Copy the data precisely, character for character, and leave out every picture.

====== Raw data ======

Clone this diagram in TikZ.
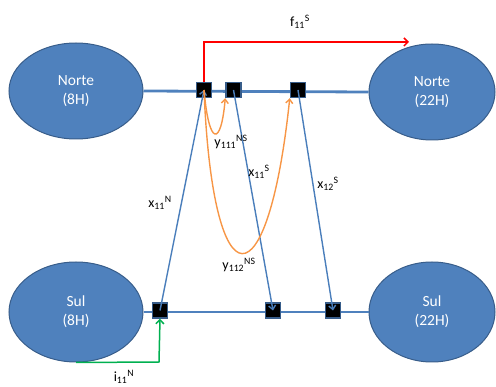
\documentclass[tikz,border=0pt]{standalone}
\usepackage{fontspec}
\setmainfont{Carlito}
\usetikzlibrary{arrows.meta,shapes.geometric}
\definecolor{nodeblue}{RGB}{79,129,189}
\definecolor{edgeblue}{RGB}{56,93,138}
\definecolor{flowblue}{RGB}{74,126,187}
\definecolor{flowor}{RGB}{247,150,70}
\definecolor{flowred}{RGB}{255,0,0}
\definecolor{flowgreen}{RGB}{0,176,80}
\tikzset{
  place/.style={ellipse, fill=nodeblue, draw=edgeblue, line width=1pt, text=white,
    font=\fontsize{15.5}{19}\selectfont, align=center, inner sep=0pt},
  slot/.style={rectangle, fill=black, draw=edgeblue, line width=1.5pt, minimum size=15pt, inner sep=0pt},
  track/.style={draw=nodeblue, line width=2.8pt},
  arc/.style={draw=flowblue, line width=1.4pt, -{Straight Barb[length=4pt,width=7pt]}},
  ycurve/.style={draw=flowor, line width=1.4pt, -{Straight Barb[length=4pt,width=7pt]}},
  fl/.style={font=\fontsize{14}{16}\selectfont, inner sep=0pt}
}
\begin{document}
\begin{tikzpicture}[x=1pt,y=-1pt]
\useasboundingbox (0,0) rectangle (496,387);
% places
\node[place, minimum width=134pt, minimum height=96pt] (n8) at (76,91) {\raisebox{-3pt}{\begin{tabular}{@{}c@{}}Norte\\(8H)\end{tabular}}};
\node[place, minimum width=126pt, minimum height=96pt] (n22) at (432,92) {\raisebox{-3pt}{\begin{tabular}{@{}c@{}}Norte\\(22H)\end{tabular}}};
\node[place, minimum width=134pt, minimum height=100pt] (s8) at (76,312) {\raisebox{-3pt}{\begin{tabular}{@{}c@{}}Sul\\(8H)\end{tabular}}};
\node[place, minimum width=126pt, minimum height=100pt] (s22) at (432,312) {\raisebox{-3pt}{\begin{tabular}{@{}c@{}}Sul\\(22H)\end{tabular}}};
% tracks
\draw[track] (n8.east) -- (n22.west);
\draw[track] (s8.east) -- (s22.west);
% slots
\node[slot] (t1) at (204,90) {};
\node[slot] (t2) at (233.5,90) {};
\node[slot] (t3) at (298,90) {};
\node[slot] (b1) at (160,310.5) {};
\node[slot] (b2) at (273,310.5) {};
\node[slot] (b3) at (333,310.5) {};
% red
\coordinate (rc) at (204,42);
\coordinate (rend) at (409,42);
\draw[flowred, line width=1.5pt, -{Straight Barb[length=4pt,width=8pt]}] (t1.north) -- (rc) -- (rend);
% green
\coordinate (gc) at (159,362);
\draw[flowgreen, line width=1.5pt, -{Straight Barb[length=4pt,width=8pt]}] (s8.south) -- (gc) -- (b1.south);
% blue arcs
\draw[arc] (b1.center) -- (t1.center);
\draw[arc] (t2.center) -- (b2.center);
\draw[arc] (t3.center) -- (b3.center);
% orange curves
\draw[ycurve] (t1.center) .. controls (209,147) and (221,147) .. (t2.south west);
\draw[ycurve] (t1.center) .. controls (213,308) and (268,305) .. (t3.south west);
% labels
\node[fl] (lf) at (300,22) {f\textsubscript{11}\textsuperscript{S}};
\node[fl] (li) at (124,377) {i\textsubscript{11}\textsuperscript{N}};
\node[fl] (lxn) at (160,203) {x\textsubscript{11}\textsuperscript{N}};
\node[fl] (ly1) at (231,142) {y\textsubscript{111}\textsuperscript{NS}};
\node[fl] (lxs1) at (259,172) {x\textsubscript{11}\textsuperscript{S}};
\node[fl] (lxs2) at (328,184) {x\textsubscript{12}\textsuperscript{S}};
\node[fl] (ly2) at (239,265) {y\textsubscript{112}\textsuperscript{NS}};
\end{tikzpicture}
\end{document}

======

> **Result below**:
Clone this diagram in TikZ.
\documentclass[tikz,border=0pt]{standalone}
\usepackage{fontspec}
\setmainfont{Carlito}
\usetikzlibrary{arrows.meta,shapes.geometric}
\definecolor{nodeblue}{RGB}{79,129,189}
\definecolor{edgeblue}{RGB}{56,93,138}
\definecolor{flowblue}{RGB}{74,126,187}
\definecolor{flowor}{RGB}{247,150,70}
\definecolor{flowred}{RGB}{255,0,0}
\definecolor{flowgreen}{RGB}{0,176,80}
\tikzset{
  place/.style={ellipse, fill=nodeblue, draw=edgeblue, line width=1pt, text=white,
    font=\fontsize{15.5}{19}\selectfont, align=center, inner sep=0pt},
  slot/.style={rectangle, fill=black, draw=edgeblue, line width=1.5pt, minimum size=15pt, inner sep=0pt},
  track/.style={draw=nodeblue, line width=2.8pt},
  arc/.style={draw=flowblue, line width=1.4pt, -{Straight Barb[length=4pt,width=7pt]}},
  ycurve/.style={draw=flowor, line width=1.4pt, -{Straight Barb[length=4pt,width=7pt]}},
  fl/.style={font=\fontsize{14}{16}\selectfont, inner sep=0pt}
}
\begin{document}
\begin{tikzpicture}[x=1pt,y=-1pt]
\useasboundingbox (0,0) rectangle (496,387);
% places
\node[place, minimum width=134pt, minimum height=96pt] (n8) at (76,91) {\raisebox{-3pt}{\begin{tabular}{@{}c@{}}Norte\\(8H)\end{tabular}}};
\node[place, minimum width=126pt, minimum height=96pt] (n22) at (432,92) {\raisebox{-3pt}{\begin{tabular}{@{}c@{}}Norte\\(22H)\end{tabular}}};
\node[place, minimum width=134pt, minimum height=100pt] (s8) at (76,312) {\raisebox{-3pt}{\begin{tabular}{@{}c@{}}Sul\\(8H)\end{tabular}}};
\node[place, minimum width=126pt, minimum height=100pt] (s22) at (432,312) {\raisebox{-3pt}{\begin{tabular}{@{}c@{}}Sul\\(22H)\end{tabular}}};
% tracks
\draw[track] (n8.east) -- (n22.west);
\draw[track] (s8.east) -- (s22.west);
% slots
\node[slot] (t1) at (204,90) {};
\node[slot] (t2) at (233.5,90) {};
\node[slot] (t3) at (298,90) {};
\node[slot] (b1) at (160,310.5) {};
\node[slot] (b2) at (273,310.5) {};
\node[slot] (b3) at (333,310.5) {};
% red
\coordinate (rc) at (204,42);
\coordinate (rend) at (409,42);
\draw[flowred, line width=1.5pt, -{Straight Barb[length=4pt,width=8pt]}] (t1.north) -- (rc) -- (rend);
% green
\coordinate (gc) at (159,362);
\draw[flowgreen, line width=1.5pt, -{Straight Barb[length=4pt,width=8pt]}] (s8.south) -- (gc) -- (b1.south);
% blue arcs
\draw[arc] (b1.center) -- (t1.center);
\draw[arc] (t2.center) -- (b2.center);
\draw[arc] (t3.center) -- (b3.center);
% orange curves
\draw[ycurve] (t1.center) .. controls (209,147) and (221,147) .. (t2.south west);
\draw[ycurve] (t1.center) .. controls (213,308) and (268,305) .. (t3.south west);
% labels
\node[fl] (lf) at (300,22) {f\textsubscript{11}\textsuperscript{S}};
\node[fl] (li) at (124,377) {i\textsubscript{11}\textsuperscript{N}};
\node[fl] (lxn) at (160,203) {x\textsubscript{11}\textsuperscript{N}};
\node[fl] (ly1) at (231,142) {y\textsubscript{111}\textsuperscript{NS}};
\node[fl] (lxs1) at (259,172) {x\textsubscript{11}\textsuperscript{S}};
\node[fl] (lxs2) at (328,184) {x\textsubscript{12}\textsuperscript{S}};
\node[fl] (ly2) at (239,265) {y\textsubscript{112}\textsuperscript{NS}};
\end{tikzpicture}
\end{document}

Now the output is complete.